The second limitation is the impact on the secondary car market. If lenders are forced to retrench from the motor finance space to cover redress costs, the availability of credit for used cars will plummet. This, in turn, will drive down residual values for vehicles, hurting both current owners and the collateral value of lenders' existing portfolios.
Strategic Divergence Between Lenders
We are seeing a clear divergence in how lenders are responding to this regulatory environment.
- The Proactive Settlers: Some smaller lenders are opting to settle claims early to clear their balance sheets and avoid the mounting statutory interest. This is a "burn rate" mitigation strategy.
- The Litigious Defenders: Larger banks are more likely to fight the Johnson ruling in the Supreme Court. Their strategy is to delay the redress phase for as long as possible, hoping for a more favorable regulatory environment or a legislative intervention from the UK government.
- The Operational Optimizers: Firms are currently investing in AI-driven document ingestion tools to automate the retrieval of legacy contract data. This is an attempt to reduce the $O_c$ variable in the cost function, ensuring that when the redress phase finally begins, they can process claims at a lower unit cost than their competitors.
The Liquidity Trap and Market Distortion
The FCA’s pause has inadvertently created a market distortion. Consumers who believe they were overcharged are naturally hesitant to enter into new motor finance agreements, fearing they may be "double-billed" by systemic overpricing. Simultaneously, lenders are tightening their credit criteria to build a capital buffer against future payouts.
This leads to a "Credit Contraction Loop":
- Lenders increase interest rates on new agreements to offset the cost of old redress.
- Higher rates lead to lower loan volume.
- Lower volume leads to reduced profitability.
- Reduced profitability makes it harder to absorb the eventual £11 billion hit.

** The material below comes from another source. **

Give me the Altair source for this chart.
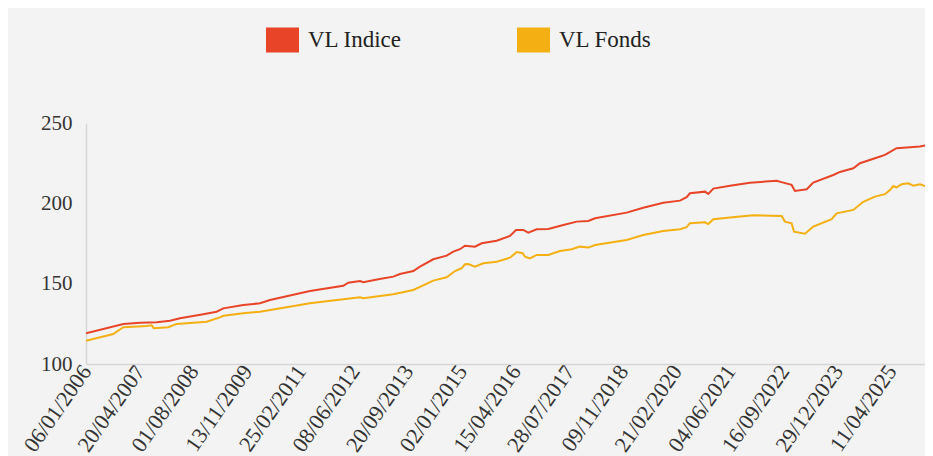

This loop is particularly dangerous for the UK's transition to electric vehicles (EVs). Since EVs have higher upfront costs and are almost exclusively purchased through finance, the motor finance crisis is directly undermining national climate targets.
Immediate Strategic Actions for Market Participants
Lenders must move beyond simple provisioning and toward a "Active Liability Management" model. This involves:
- Parallel Processing: Initiating the data retrieval and counterfactual calculation phase now, rather than waiting for the December 2025 deadline. The goal should be a "zero-day" response capability once the FCA framework is finalized.
- Risk Tranching: Categorizing the portfolio into "redress probability" tranches to allow for more precise capital allocation.
- Channel Management: Re-evaluating relationships with car dealers who had high rates of discretionary commission usage. These dealers represent a recurring reputational and financial risk that must be mitigated through stricter commission oversight or a shift toward fixed-commission models.
For investors, the focus must shift from "total provision size" to "settlement efficiency." The winners in this crisis will not be the firms with the smallest potential liability, but those with the most robust data recovery systems and the highest speed of resolution. The cost of delay is no longer just a regulatory inconvenience; it is a direct erosion of equity.
The final move is to anticipate a potential legislative "cap" on redress. If the systemic risk to the UK banking sector becomes too great, there is a high probability of a government-mandated settlement limit, similar to previous interventions in the energy sector. Positioning for this outcome requires a delicate balance of public transparency and rigorous legal positioning.